■ **INSTRUCTION**: Quote the listing below in its entirety, omitting every image.

■ **PROVIDED MATERIAL**:

+--

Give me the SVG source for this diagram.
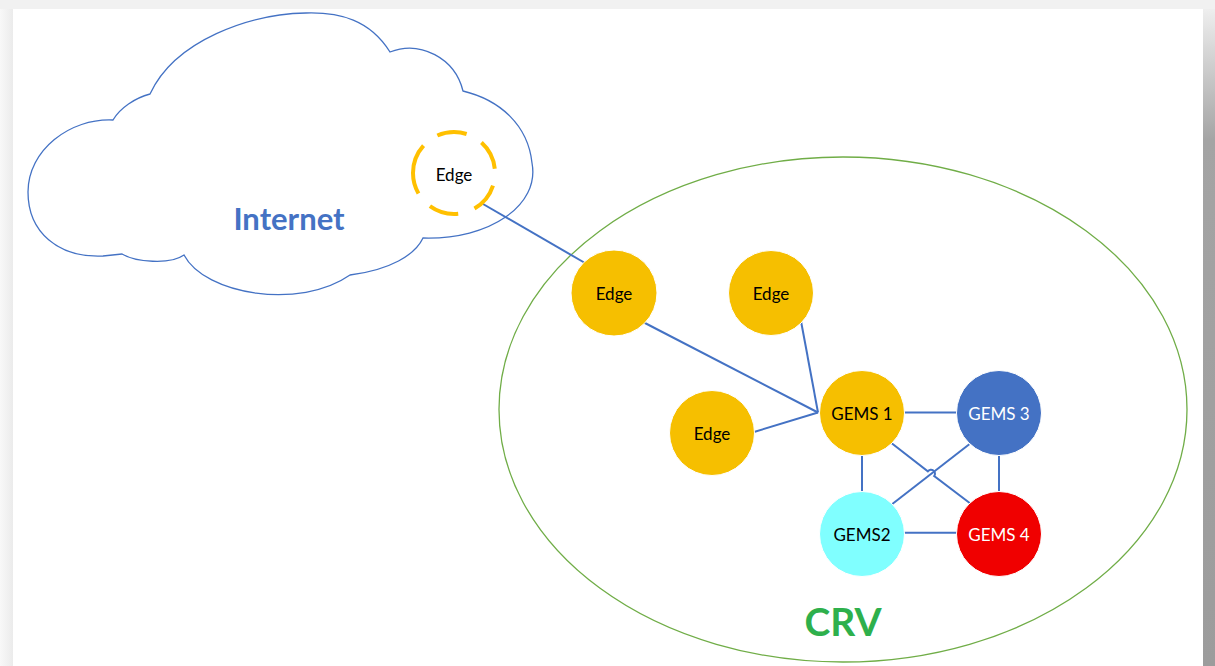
<svg xmlns="http://www.w3.org/2000/svg" width="1215" height="666" viewBox="0 0 1215 666">
<defs>
<linearGradient id="rshadow" x1="0" y1="0" x2="0" y2="1" gradientUnits="objectBoundingBox">
<stop offset="0" stop-color="#eeeeee"/>
<stop offset="0.2" stop-color="#a4a4a4"/>
<stop offset="1" stop-color="#9c9c9c"/>
</linearGradient>
<linearGradient id="lshadow" x1="0" y1="0" x2="1" y2="0">
<stop offset="0" stop-color="#f8f8f8"/>
<stop offset="1" stop-color="#ebebeb"/>
</linearGradient>
<style>
.conn{stroke:#4472C4;stroke-width:2;fill:none}
.node{stroke:#ffffff;stroke-width:1}
.lbl{font-family:Lato,"Open Sans","Liberation Sans",sans-serif;font-size:17px;text-anchor:middle;dominant-baseline:central}
.dark{fill:#000000}
.light{fill:#ffffff}
</style>
</defs>
<rect x="0" y="0" width="1215" height="666" fill="#f1f1f1"/>
<rect x="0" y="9" width="13" height="657" fill="url(#lshadow)"/>
<rect x="1203" y="9" width="12" height="657" fill="url(#rshadow)"/>
<rect x="13" y="9" width="1190" height="657" fill="#ffffff"/>

<g id="internet-cloud">
<path d="M113,120 C70,118 28,150 28,192 C28,232 58,258 103,256 L122,254 C135,262 170,265 184,255 C205,295 300,310 350,275 C390,270 415,255 423,238 C490,240 540,205 532,163 C528,125 500,100 463,91 C455,58 420,40 390,52 C370,20 340,12 306,13 C250,14 175,40 150,94 C135,98 120,108 113,120 Z" fill="none" stroke="#4472C4" stroke-width="1.3"/>
<text x="289" y="218" font-family="Lato,'Open Sans','Liberation Sans',sans-serif" font-size="31" font-weight="bold" fill="#4472C4" text-anchor="middle" dominant-baseline="central">Internet</text>
</g>

<g id="crv">
<ellipse cx="843" cy="409.5" rx="344" ry="252.5" fill="none" stroke="#70AD47" stroke-width="1.3"/>
<text x="843" y="621" font-family="Lato,'Open Sans','Liberation Sans',sans-serif" font-size="39" font-weight="bold" fill="#2EB04C" text-anchor="middle" dominant-baseline="central">CRV</text>
</g>

<g id="connectors">
<line class="conn" x1="483" y1="204" x2="585" y2="263"/>
<line class="conn" x1="643" y1="322" x2="818" y2="412.5"/>
<line class="conn" x1="801" y1="321" x2="818" y2="412.5"/>
<line class="conn" x1="754" y1="432" x2="818" y2="412.5"/>
<line class="conn" x1="904" y1="412.5" x2="957" y2="412.5"/>
<line class="conn" x1="862" y1="455.5" x2="862" y2="491.5"/>
<line class="conn" x1="999" y1="455.5" x2="999" y2="491.5"/>
<line class="conn" x1="904" y1="532.7" x2="957" y2="532.7"/>
<path class="conn" d="M891.7,443.3 L927.8,471.3 A4,4 0 0 1 934.2,476.1 L970,503.3"/>
<line class="conn" x1="969.3" y1="444.3" x2="892.3" y2="504"/>
</g>

<g id="edge-internet">
<path d="M413,173 A41,41 0 1 1 495,173 A41,41 0 1 1 413,173" pathLength="360" fill="none" stroke="#FFC000" stroke-width="4" stroke-dasharray="42 24"/>
<text class="lbl dark" x="454" y="174">Edge</text>
</g>
<g id="edge-a">
<circle class="node" cx="614" cy="293" r="43" fill="#F6BF00"/>
<text class="lbl dark" x="614" y="293">Edge</text>
</g>
<g id="edge-b">
<circle class="node" cx="771" cy="293" r="42.5" fill="#F6BF00"/>
<text class="lbl dark" x="771" y="293">Edge</text>
</g>
<g id="edge-c">
<circle class="node" cx="712" cy="433" r="42.5" fill="#F6BF00"/>
<text class="lbl dark" x="712" y="433">Edge</text>
</g>
<g id="gems1">
<circle class="node" cx="862" cy="413" r="42.5" fill="#F6BF00"/>
<text class="lbl dark" x="862" y="413">GEMS 1</text>
</g>
<g id="gems3">
<circle class="node" cx="999" cy="413" r="42.5" fill="#4472C4"/>
<text class="lbl light" x="999" y="413">GEMS 3</text>
</g>
<g id="gems2">
<circle class="node" cx="862" cy="534" r="42.5" fill="#80FFFF"/>
<text class="lbl dark" x="862" y="534">GEMS2</text>
</g>
<g id="gems4">
<circle class="node" cx="999" cy="534" r="42.5" fill="#F00000"/>
<text class="lbl light" x="999" y="534">GEMS 4</text>
</g>
</svg>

+--

■ **OUTPUT**:
Give me the SVG source for this diagram.
<svg xmlns="http://www.w3.org/2000/svg" width="1215" height="666" viewBox="0 0 1215 666">
<defs>
<linearGradient id="rshadow" x1="0" y1="0" x2="0" y2="1" gradientUnits="objectBoundingBox">
<stop offset="0" stop-color="#eeeeee"/>
<stop offset="0.2" stop-color="#a4a4a4"/>
<stop offset="1" stop-color="#9c9c9c"/>
</linearGradient>
<linearGradient id="lshadow" x1="0" y1="0" x2="1" y2="0">
<stop offset="0" stop-color="#f8f8f8"/>
<stop offset="1" stop-color="#ebebeb"/>
</linearGradient>
<style>
.conn{stroke:#4472C4;stroke-width:2;fill:none}
.node{stroke:#ffffff;stroke-width:1}
.lbl{font-family:Lato,"Open Sans","Liberation Sans",sans-serif;font-size:17px;text-anchor:middle;dominant-baseline:central}
.dark{fill:#000000}
.light{fill:#ffffff}
</style>
</defs>
<rect x="0" y="0" width="1215" height="666" fill="#f1f1f1"/>
<rect x="0" y="9" width="13" height="657" fill="url(#lshadow)"/>
<rect x="1203" y="9" width="12" height="657" fill="url(#rshadow)"/>
<rect x="13" y="9" width="1190" height="657" fill="#ffffff"/>

<g id="internet-cloud">
<path d="M113,120 C70,118 28,150 28,192 C28,232 58,258 103,256 L122,254 C135,262 170,265 184,255 C205,295 300,310 350,275 C390,270 415,255 423,238 C490,240 540,205 532,163 C528,125 500,100 463,91 C455,58 420,40 390,52 C370,20 340,12 306,13 C250,14 175,40 150,94 C135,98 120,108 113,120 Z" fill="none" stroke="#4472C4" stroke-width="1.3"/>
<text x="289" y="218" font-family="Lato,'Open Sans','Liberation Sans',sans-serif" font-size="31" font-weight="bold" fill="#4472C4" text-anchor="middle" dominant-baseline="central">Internet</text>
</g>

<g id="crv">
<ellipse cx="843" cy="409.5" rx="344" ry="252.5" fill="none" stroke="#70AD47" stroke-width="1.3"/>
<text x="843" y="621" font-family="Lato,'Open Sans','Liberation Sans',sans-serif" font-size="39" font-weight="bold" fill="#2EB04C" text-anchor="middle" dominant-baseline="central">CRV</text>
</g>

<g id="connectors">
<line class="conn" x1="483" y1="204" x2="585" y2="263"/>
<line class="conn" x1="643" y1="322" x2="818" y2="412.5"/>
<line class="conn" x1="801" y1="321" x2="818" y2="412.5"/>
<line class="conn" x1="754" y1="432" x2="818" y2="412.5"/>
<line class="conn" x1="904" y1="412.5" x2="957" y2="412.5"/>
<line class="conn" x1="862" y1="455.5" x2="862" y2="491.5"/>
<line class="conn" x1="999" y1="455.5" x2="999" y2="491.5"/>
<line class="conn" x1="904" y1="532.7" x2="957" y2="532.7"/>
<path class="conn" d="M891.7,443.3 L927.8,471.3 A4,4 0 0 1 934.2,476.1 L970,503.3"/>
<line class="conn" x1="969.3" y1="444.3" x2="892.3" y2="504"/>
</g>

<g id="edge-internet">
<path d="M413,173 A41,41 0 1 1 495,173 A41,41 0 1 1 413,173" pathLength="360" fill="none" stroke="#FFC000" stroke-width="4" stroke-dasharray="42 24"/>
<text class="lbl dark" x="454" y="174">Edge</text>
</g>
<g id="edge-a">
<circle class="node" cx="614" cy="293" r="43" fill="#F6BF00"/>
<text class="lbl dark" x="614" y="293">Edge</text>
</g>
<g id="edge-b">
<circle class="node" cx="771" cy="293" r="42.5" fill="#F6BF00"/>
<text class="lbl dark" x="771" y="293">Edge</text>
</g>
<g id="edge-c">
<circle class="node" cx="712" cy="433" r="42.5" fill="#F6BF00"/>
<text class="lbl dark" x="712" y="433">Edge</text>
</g>
<g id="gems1">
<circle class="node" cx="862" cy="413" r="42.5" fill="#F6BF00"/>
<text class="lbl dark" x="862" y="413">GEMS 1</text>
</g>
<g id="gems3">
<circle class="node" cx="999" cy="413" r="42.5" fill="#4472C4"/>
<text class="lbl light" x="999" y="413">GEMS 3</text>
</g>
<g id="gems2">
<circle class="node" cx="862" cy="534" r="42.5" fill="#80FFFF"/>
<text class="lbl dark" x="862" y="534">GEMS2</text>
</g>
<g id="gems4">
<circle class="node" cx="999" cy="534" r="42.5" fill="#F00000"/>
<text class="lbl light" x="999" y="534">GEMS 4</text>
</g>
</svg>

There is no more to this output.